On December 10, 1948 the General Assembly of the United Nations adopted and proclaimed the Universal Declaration of Human Rights, which is the foundation for human rights law. Tomorrow marks the 60th Year of the Universal Declaration of Human Rights. This is a document that was written with the ink of justice. One of the people who helped draft the declaration was Eleanor Roosevelt who also became the first chairperson of the United Nations Human Rights Commission. I hope everyone takes time to read this great document, to reflect upon the challenges that must be addressed, and to decide what part, however small, they will take to uphold the dignity and human rights for all members of our communities, nation, and world.

Human rights and social justice are not achieved merely through a declaration or legislation. Only by honoring the intent, and by enforcing the policies and laws will these documents be given life. Human rights and social justice are achieved through changing people’s hearts, through speaking out, taking action, and through education. I have had the privilege and honor of defending the human rights of the foreign contract workers for almost two decades from the halls of the U.S. Congress to foreign embassies; from offices of Philippine and U.S. cabinet members to the Congress in the Philippines; from the United Nations Office of the High Commissioner for Human Rights to offices of national and international non-governmental agencies. Progress has been made, but we are not there yet. Until all abuses end, and political and social rights and a pathway to citizenship is granted for the long-term guest workers, I will continue to write reports, prepare testimonies, and speak out. I encourage every foreign worker to speak out and stand firm for justice and for political rights for themselves and for their children. I stand with them always.

Guest worker programs, whether run by local governments or federal governments, tend to be self-serving and lend themselves to exploitation and abuses. Whenever financial gain and greed are the primary motivation, rights will be trampled. Whenever people are allowed to be treated as indentured servants and replaceable commodities, rights will be ignored. Whenever a government allows the systematic cheating of thousands of workers by refusing to enforce their own policies and laws, and making excuses for not ensuring that all workers gets every penny owed to them, rights will be non-existent. An exclusive society that disenfranchises a major portion of the population from political and social rights will not prosper politically, socially, morally, or economically.

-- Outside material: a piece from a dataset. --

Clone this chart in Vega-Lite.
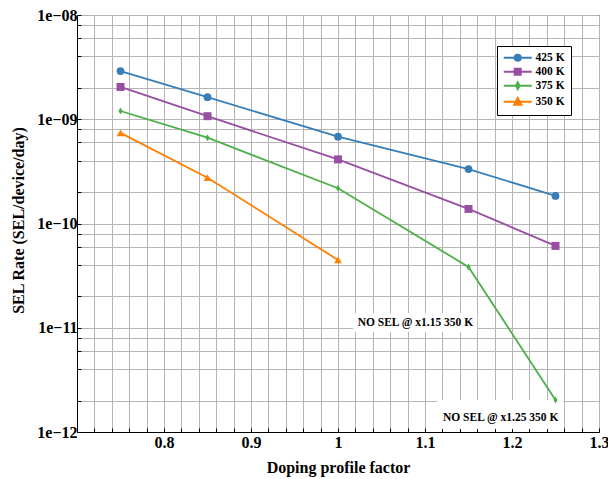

I believe that immigration and the rights of migrant workers will become the issue of the next decade, just as civil rights was the issue of the 1960's. I intend to continue the fight for the rights of the guest workers until they are achieved in the CNMI and on the U.S, mainland.

It is important that every person acknowledge the abuses in their communities, countries, and the world if they are to end. How can we watch what is happening in Darfur, the Congo, Tibet, and Burma, without picking up a pen or raising our voices? How can we walk past a person who is homeless or in need of help? If you don't know where to begin, start by signing the petition.

An inspirational video, The Price of Silence, was created by international musicians to commemorate the 60th Anniversary of the signing of the Declaration of Human Rights. (If you download the song at itunes, you are contributing to Amnesty International).


3 comments:

Anonymous said...

What's your email if you don't mind sharing?

thanks.

wendy said...

doromal@earthlink.net

cactus said...

That Declaration is great stuff, well worth our careful attention. The fact that so much of it seems so bold even now is a testament to how little we have progressed, or even regressed, since 1948.

For further reading along these lines, I can recommend the International Covenant on Economic,Social and Cultural Rights; the International Covenant on Civil and Political Rights; and the UN Declaration on the Rights of Indigenous Peoples, all of which elaborate further on the principles set forth in the original Declaration.